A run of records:
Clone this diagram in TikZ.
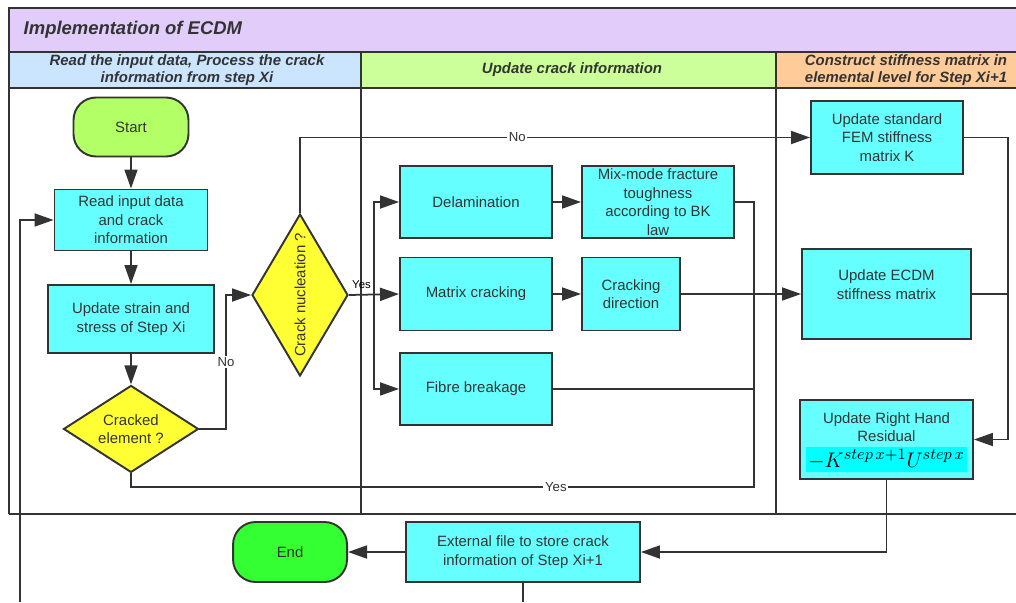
\documentclass[tikz,border=0pt]{standalone}
\usepackage{fontspec}
\setmainfont{Liberation Sans}
\usepackage{tikz}
\usepackage{amsmath}
\usepackage{color}
\usetikzlibrary{shapes.geometric,arrows.meta}

\definecolor{ink}{HTML}{333333}
\definecolor{titlebar}{HTML}{E1CCFA}
\definecolor{laneone}{HTML}{CCE5FF}
\definecolor{lanetwo}{HTML}{CCFF99}
\definecolor{lanethree}{HTML}{FFCC99}
\definecolor{procfill}{HTML}{66FFFF}
\definecolor{decfill}{HTML}{FFFF33}
\definecolor{startfill}{HTML}{B2FF66}
\definecolor{endfill}{HTML}{33FF33}
\definecolor{formfill}{HTML}{00FFFF}
\setlength{\fboxsep}{1.5pt}

\begin{document}
\begin{tikzpicture}[x=0.02cm, y=-0.02cm, node distance=2cm, color=ink, line width=1pt,
	every node/.style={text=ink, font=\fontsize{8.5}{10.5}\selectfont},
	proc node/.style={rectangle,draw=ink,fill=procfill,align=center,inner sep=1pt,line width=1.1pt},
	dec node/.style={diamond,draw=ink,fill=decfill,align=center,inner sep=0pt,line width=1.1pt},
	term node/.style={rectangle,rounded corners=0.45cm,draw=ink,line width=1.1pt,minimum width=2.3cm,minimum height=1.18cm},
	lane title/.style={font=\fontsize{8.5}{9.8}\selectfont\bfseries\itshape,align=center},
	flow/.style={-{Triangle[length=3.8mm,width=2.6mm]}},
	tag/.style={fill=white,inner sep=1pt,font=\fontsize{7.5}{8}\selectfont}]
	
	\useasboundingbox (0,0) rectangle (1016,602);
	
	% swimlanes
	\fill[titlebar] (9,8) rectangle (1016,52);
	\fill[laneone] (9,52) rectangle (361,88);
	\fill[lanetwo] (361,52) rectangle (776,88);
	\fill[lanethree] (776,52) rectangle (1016,88);
	\draw (1016,8) -- (9,8) -- (9,514);
	\draw (9,52) -- (1016,52) (9,88) -- (1016,88);
	\draw[line width=0.8pt] (361,52) -- (361,514) (776,52) -- (776,514);
	\draw[line width=1.4pt] (9,514) -- (1016,514);
	
	\node[anchor=west, font=\fontsize{10.5}{12}\selectfont\bfseries\itshape] (title) at (17,30) {Implementation of ECDM};
	\node[lane title] (laneA) at (187,70) {Read the input data, Process the crack\\information from step Xi};
	\node[lane title] (laneB) at (572,70) {Update crack information};
	\node[lane title] (laneC) at (906,70) {Construct stiffness matrix in\\elemental level for Step Xi+1};
	
	% flow
	\node[term node, fill=startfill] (start) at (131,127) {Start};
	\node[proc node, minimum width=3.06cm, minimum height=1.22cm] (read) [below of=start, node distance=1.86cm] {Read input data\\and crack\\information};
	\node[proc node, minimum width=3.32cm, minimum height=1.36cm] (strain) [below of=read, node distance=1.98cm] {Update strain and\\stress of Step Xi};
	\node[dec node, minimum width=2.7cm, minimum height=1.74cm, shape aspect=1.55] (cracked) [below of=strain, node distance=2.2cm] {Cracked\\element ?};
	\node[dec node, minimum width=1.92cm, minimum height=3.24cm, shape aspect=0.59] (nucl) at (300,295) {\rotatebox{90}{Crack nucleation ?}};
	
	\node[proc node, minimum width=3.04cm, minimum height=1.44cm] (delam) at (476,202) {Delamination};
	\node[proc node, minimum width=3.04cm, minimum height=1.44cm, inner sep=0pt] (mixmode) [right of=delam, node distance=3.64cm] {Mix-mode fracture\\toughness\\according to BK\\law};
	\node[proc node, minimum width=3.04cm, minimum height=1.46cm] (matrix) [below of=delam, node distance=1.84cm] {Matrix cracking};
	\node[proc node, minimum width=1.96cm, minimum height=1.46cm] (direction) [right of=matrix, node distance=3.1cm] {Cracking\\direction};
	\node[proc node, minimum width=3.04cm, minimum height=1.44cm] (fibre) [below of=matrix, node distance=1.9cm] {Fibre breakage};
	
	\node[proc node, minimum width=3.04cm, minimum height=1.46cm] (fem) at (887,137.5) {Update standard\\FEM stiffness\\matrix K};
	\node[proc node, minimum width=3.38cm, minimum height=1.8cm] (ecdm) at (886.5,294) {Update ECDM\\stiffness matrix\\\mbox{}};
	\node[proc node, minimum width=3.46cm, minimum height=1.58cm, inner sep=0pt] (residual) at (886.5,439.5) {\rule{0pt}{9pt}Update Right Hand\\Residual\\[2pt]{\fontsize{12.5}{14}\selectfont\colorbox{formfill}{\color{black}$-K^{step\,x+1}U^{step\,x}$}}};
	
	\node[proc node, minimum width=4.68cm, minimum height=1.2cm] (extfile) at (523,552) {External file to store crack\\information of Step Xi+1};
	\node[term node, fill=endfill, minimum width=2.28cm, minimum height=1.2cm] (finish) [left of=extfile, node distance=4.66cm] {End};
	
	\coordinate (nobend) at (226,295);
	\coordinate (split) at (374,295);
	\coordinate (join) at (754,295);
	\coordinate (yesbend) at (754,487);
	\coordinate (rbus) at (1008,439.5);
	\coordinate (loopout) at (523,602);
	\coordinate (loopin) at (20,602);
	
	\draw[flow] (start) -- (read);
	\draw[flow] (read) -- (strain);
	\draw[flow] (strain) -- (cracked);
	\draw[flow] (cracked.east) -| node[tag, pos=0.75] {No} (nobend) -- (nucl.west);
	\draw[flow] (nucl.north) |- node[tag, pos=0.713] {No} (fem.west);
	\draw[flow] (nucl.east) -- node[pos=0.25, above, inner sep=3pt, text=black, font=\fontsize{6.5}{7}\selectfont] {Yes} (matrix.west);
	\draw[flow] (split) |- (delam.west);
	\draw[flow] (split) |- (fibre.west);
	\draw[flow] (delam) -- (mixmode);
	\draw[flow] (matrix) -- (direction);
	\draw[flow] (direction) -- (ecdm);
	\draw (mixmode.east) -| (join);
	\draw (fibre.east) -| (join);
	\draw (cracked.south) |- node[tag, pos=0.841] {Yes} (yesbend) -- (join);
	\draw[flow] (fem.east) -| (rbus) -- (residual.east);
	\draw (ecdm.east) -- (ecdm.east -| rbus);
	\draw[flow] (residual.south) |- (extfile.east);
	\draw[flow] (extfile) -- (finish);
	\draw (extfile.south) -- (loopout);
	\draw[flow] (loopin) |- (read.west);
	
\end{tikzpicture}
\end{document}
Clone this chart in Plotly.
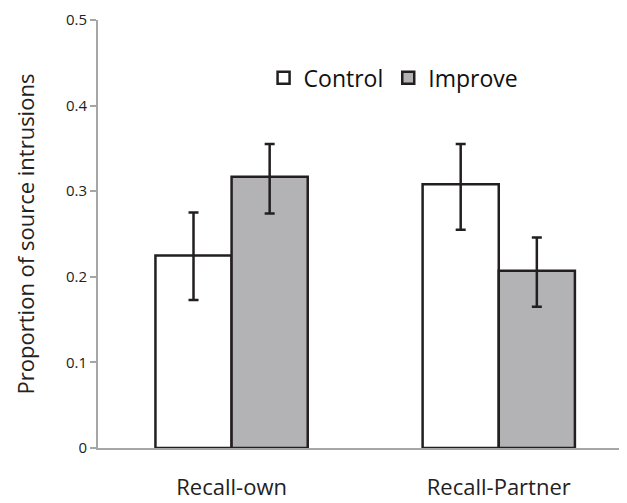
import plotly.graph_objects as go

categories = ["Recall-own", "Recall-Partner"]
control = [0.225, 0.308]
control_err_plus = [0.050, 0.047]
control_err_minus = [0.052, 0.053]
improve = [0.317, 0.207]
improve_err_plus = [0.038, 0.039]
improve_err_minus = [0.043, 0.042]
y_ticks = [0, 0.1, 0.2, 0.3, 0.4, 0.5]
y_tick_labels = ["0", "0.1", "0.2", "0.3", "0.4", "0.5"]

FONT = "Open Sans"
DARK = "#231f20"

fig = go.Figure()
fig.add_trace(go.Bar(
    name="Control", x=categories, y=control,
    marker=dict(color="#ffffff", line=dict(color=DARK, width=2.5)),
    error_y=dict(type="data", symmetric=False, array=control_err_plus,
                 arrayminus=control_err_minus, color=DARK, thickness=2.5, width=5),
))
fig.add_trace(go.Bar(
    name="Improve", x=categories, y=improve,
    marker=dict(color="#b3b3b6", line=dict(color=DARK, width=2.5)),
    error_y=dict(type="data", symmetric=False, array=improve_err_plus,
                 arrayminus=improve_err_minus, color=DARK, thickness=2.5, width=5),
))

fig.update_layout(
    width=627, height=503,
    margin=dict(l=90, r=8, t=12, b=63, autoexpand=False),
    paper_bgcolor="white", plot_bgcolor="white",
    barmode="group", bargap=0.43, bargroupgap=0,
    font=dict(family=FONT, color="#222222"),
    showlegend=True,
    legend=dict(orientation="h", x=0.313, y=0.865, xanchor="left", yanchor="middle",
                font=dict(size=23, family=FONT, color="#111111"),
                itemwidth=30, traceorder="normal", bgcolor="rgba(0,0,0,0)"),
    xaxis=dict(range=[-0.5, 1.48], showline=True, linecolor="#a6a6a6", linewidth=2,
               ticks="", showgrid=False, zeroline=False, automargin=False,
               ticklabelstandoff=19,
               tickfont=dict(size=22, family=FONT, color="#222222")),
    yaxis=dict(range=[0, 0.5], tickvals=y_ticks, ticktext=y_tick_labels,
               showline=True, linecolor="#a6a6a6", linewidth=2,
               ticks="outside", ticklen=6, tickcolor="#a6a6a6", tickwidth=2,
               showgrid=False, zeroline=False, automargin=False,
               ticklabeloverflow="allow",
               tickfont=dict(size=15, family=FONT, color="#222222"),
               title=dict(text="Proportion of source intrusions",
                          font=dict(size=22, family=FONT, color="#222222"), standoff=25)),
)

fig.write_html("out.html")
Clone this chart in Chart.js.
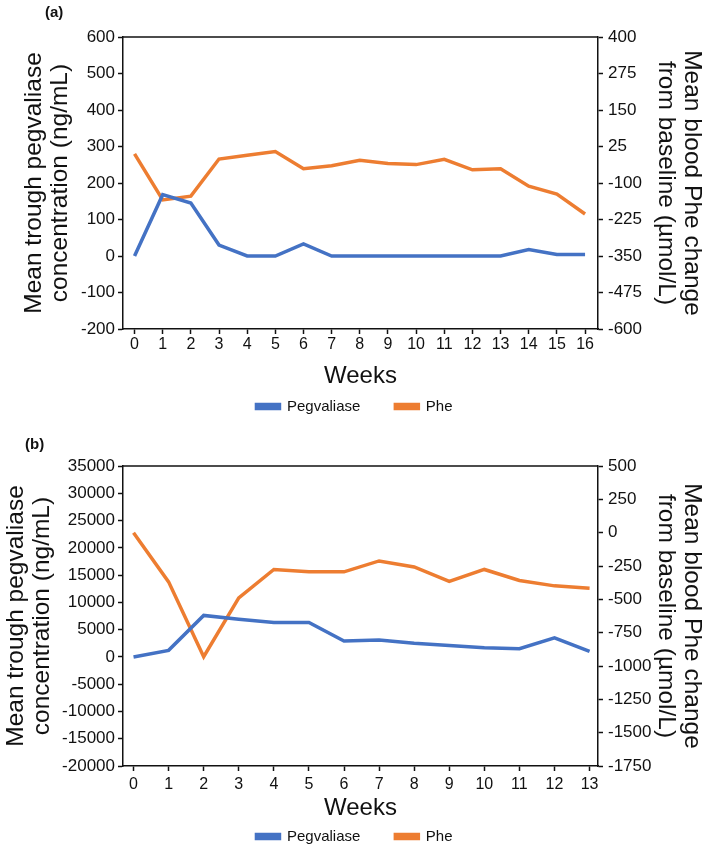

What to work on ▸ Check each line of the records for the word "this", and show the lines that contain it.

Solved problem ▸
Clone this diagram in TikZ.
Clone this chart in Plotly.
Clone this chart in Chart.js.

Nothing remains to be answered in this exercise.